-- START --
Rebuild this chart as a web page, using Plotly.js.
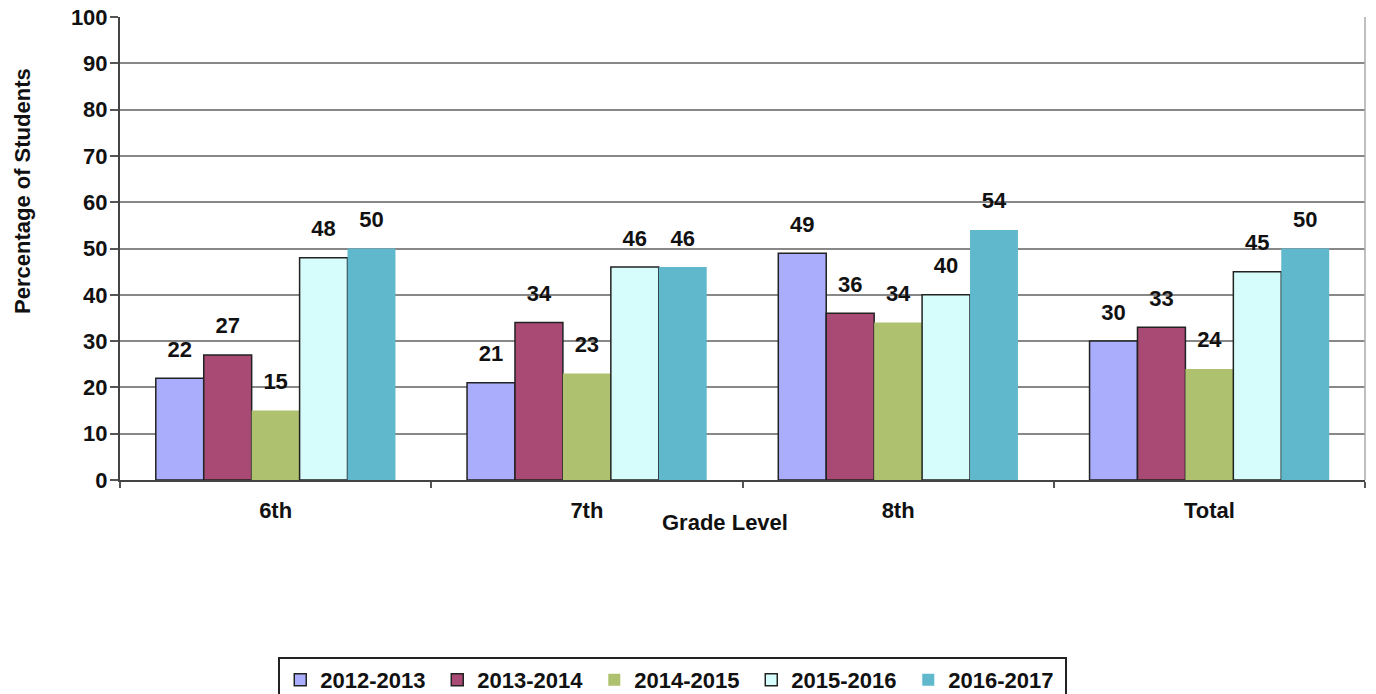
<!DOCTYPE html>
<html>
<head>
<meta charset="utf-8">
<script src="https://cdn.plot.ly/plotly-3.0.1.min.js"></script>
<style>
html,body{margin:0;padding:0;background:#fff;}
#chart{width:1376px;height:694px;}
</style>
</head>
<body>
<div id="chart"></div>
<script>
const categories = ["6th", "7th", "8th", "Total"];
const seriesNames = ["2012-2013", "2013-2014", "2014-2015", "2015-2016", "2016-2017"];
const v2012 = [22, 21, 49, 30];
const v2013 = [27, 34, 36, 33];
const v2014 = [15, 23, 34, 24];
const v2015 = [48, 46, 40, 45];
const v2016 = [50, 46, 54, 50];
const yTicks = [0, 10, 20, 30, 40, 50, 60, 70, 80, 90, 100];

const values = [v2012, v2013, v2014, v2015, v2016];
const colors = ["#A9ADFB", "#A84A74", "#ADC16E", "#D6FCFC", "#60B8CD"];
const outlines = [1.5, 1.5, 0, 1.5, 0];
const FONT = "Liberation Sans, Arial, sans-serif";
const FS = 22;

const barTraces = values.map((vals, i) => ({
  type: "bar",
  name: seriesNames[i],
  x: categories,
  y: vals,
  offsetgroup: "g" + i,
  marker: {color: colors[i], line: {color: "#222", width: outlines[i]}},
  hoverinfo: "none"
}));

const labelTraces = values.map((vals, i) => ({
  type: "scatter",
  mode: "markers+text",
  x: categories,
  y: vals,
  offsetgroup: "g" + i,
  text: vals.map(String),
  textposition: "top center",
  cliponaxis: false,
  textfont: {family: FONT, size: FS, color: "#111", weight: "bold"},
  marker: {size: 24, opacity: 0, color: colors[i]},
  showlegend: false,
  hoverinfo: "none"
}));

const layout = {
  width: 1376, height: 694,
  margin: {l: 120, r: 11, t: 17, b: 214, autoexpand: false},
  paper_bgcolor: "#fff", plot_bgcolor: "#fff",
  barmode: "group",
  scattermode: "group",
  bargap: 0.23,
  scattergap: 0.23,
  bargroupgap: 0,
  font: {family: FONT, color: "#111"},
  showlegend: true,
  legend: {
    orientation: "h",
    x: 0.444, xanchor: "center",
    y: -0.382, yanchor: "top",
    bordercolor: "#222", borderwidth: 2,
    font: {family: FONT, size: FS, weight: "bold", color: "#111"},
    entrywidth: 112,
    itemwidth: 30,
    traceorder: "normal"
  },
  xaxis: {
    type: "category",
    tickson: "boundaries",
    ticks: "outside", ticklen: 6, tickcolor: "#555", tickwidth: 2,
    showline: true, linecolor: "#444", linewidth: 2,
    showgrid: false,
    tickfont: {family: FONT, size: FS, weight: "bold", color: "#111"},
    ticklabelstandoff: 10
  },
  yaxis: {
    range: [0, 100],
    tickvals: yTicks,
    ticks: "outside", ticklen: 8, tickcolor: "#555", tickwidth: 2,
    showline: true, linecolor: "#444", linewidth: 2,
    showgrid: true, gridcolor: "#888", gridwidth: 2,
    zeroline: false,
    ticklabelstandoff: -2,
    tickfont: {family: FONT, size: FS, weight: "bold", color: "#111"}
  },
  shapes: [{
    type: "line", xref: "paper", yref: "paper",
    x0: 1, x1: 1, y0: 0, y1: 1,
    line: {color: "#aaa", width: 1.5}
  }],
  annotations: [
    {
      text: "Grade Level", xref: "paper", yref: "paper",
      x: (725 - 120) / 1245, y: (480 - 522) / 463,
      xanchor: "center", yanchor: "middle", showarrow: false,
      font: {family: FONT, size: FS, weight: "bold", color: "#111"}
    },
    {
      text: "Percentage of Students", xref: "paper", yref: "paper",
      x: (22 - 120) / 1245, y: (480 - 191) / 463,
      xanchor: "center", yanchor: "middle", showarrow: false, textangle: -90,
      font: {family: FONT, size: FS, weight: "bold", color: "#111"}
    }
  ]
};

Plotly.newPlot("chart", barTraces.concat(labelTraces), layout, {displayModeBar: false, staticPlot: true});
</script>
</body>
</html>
-- END --
#### Task to carry out:
Return the material word for word. Pictures are not part of the copy.

#### Result:
Rebuild this chart as a web page, using Plotly.js.
<!DOCTYPE html>
<html>
<head>
<meta charset="utf-8">
<script src="https://cdn.plot.ly/plotly-3.0.1.min.js"></script>
<style>
html,body{margin:0;padding:0;background:#fff;}
#chart{width:1376px;height:694px;}
</style>
</head>
<body>
<div id="chart"></div>
<script>
const categories = ["6th", "7th", "8th", "Total"];
const seriesNames = ["2012-2013", "2013-2014", "2014-2015", "2015-2016", "2016-2017"];
const v2012 = [22, 21, 49, 30];
const v2013 = [27, 34, 36, 33];
const v2014 = [15, 23, 34, 24];
const v2015 = [48, 46, 40, 45];
const v2016 = [50, 46, 54, 50];
const yTicks = [0, 10, 20, 30, 40, 50, 60, 70, 80, 90, 100];

const values = [v2012, v2013, v2014, v2015, v2016];
const colors = ["#A9ADFB", "#A84A74", "#ADC16E", "#D6FCFC", "#60B8CD"];
const outlines = [1.5, 1.5, 0, 1.5, 0];
const FONT = "Liberation Sans, Arial, sans-serif";
const FS = 22;

const barTraces = values.map((vals, i) => ({
  type: "bar",
  name: seriesNames[i],
  x: categories,
  y: vals,
  offsetgroup: "g" + i,
  marker: {color: colors[i], line: {color: "#222", width: outlines[i]}},
  hoverinfo: "none"
}));

const labelTraces = values.map((vals, i) => ({
  type: "scatter",
  mode: "markers+text",
  x: categories,
  y: vals,
  offsetgroup: "g" + i,
  text: vals.map(String),
  textposition: "top center",
  cliponaxis: false,
  textfont: {family: FONT, size: FS, color: "#111", weight: "bold"},
  marker: {size: 24, opacity: 0, color: colors[i]},
  showlegend: false,
  hoverinfo: "none"
}));

const layout = {
  width: 1376, height: 694,
  margin: {l: 120, r: 11, t: 17, b: 214, autoexpand: false},
  paper_bgcolor: "#fff", plot_bgcolor: "#fff",
  barmode: "group",
  scattermode: "group",
  bargap: 0.23,
  scattergap: 0.23,
  bargroupgap: 0,
  font: {family: FONT, color: "#111"},
  showlegend: true,
  legend: {
    orientation: "h",
    x: 0.444, xanchor: "center",
    y: -0.382, yanchor: "top",
    bordercolor: "#222", borderwidth: 2,
    font: {family: FONT, size: FS, weight: "bold", color: "#111"},
    entrywidth: 112,
    itemwidth: 30,
    traceorder: "normal"
  },
  xaxis: {
    type: "category",
    tickson: "boundaries",
    ticks: "outside", ticklen: 6, tickcolor: "#555", tickwidth: 2,
    showline: true, linecolor: "#444", linewidth: 2,
    showgrid: false,
    tickfont: {family: FONT, size: FS, weight: "bold", color: "#111"},
    ticklabelstandoff: 10
  },
  yaxis: {
    range: [0, 100],
    tickvals: yTicks,
    ticks: "outside", ticklen: 8, tickcolor: "#555", tickwidth: 2,
    showline: true, linecolor: "#444", linewidth: 2,
    showgrid: true, gridcolor: "#888", gridwidth: 2,
    zeroline: false,
    ticklabelstandoff: -2,
    tickfont: {family: FONT, size: FS, weight: "bold", color: "#111"}
  },
  shapes: [{
    type: "line", xref: "paper", yref: "paper",
    x0: 1, x1: 1, y0: 0, y1: 1,
    line: {color: "#aaa", width: 1.5}
  }],
  annotations: [
    {
      text: "Grade Level", xref: "paper", yref: "paper",
      x: (725 - 120) / 1245, y: (480 - 522) / 463,
      xanchor: "center", yanchor: "middle", showarrow: false,
      font: {family: FONT, size: FS, weight: "bold", color: "#111"}
    },
    {
      text: "Percentage of Students", xref: "paper", yref: "paper",
      x: (22 - 120) / 1245, y: (480 - 191) / 463,
      xanchor: "center", yanchor: "middle", showarrow: false, textangle: -90,
      font: {family: FONT, size: FS, weight: "bold", color: "#111"}
    }
  ]
};

Plotly.newPlot("chart", barTraces.concat(labelTraces), layout, {displayModeBar: false, staticPlot: true});
</script>
</body>
</html>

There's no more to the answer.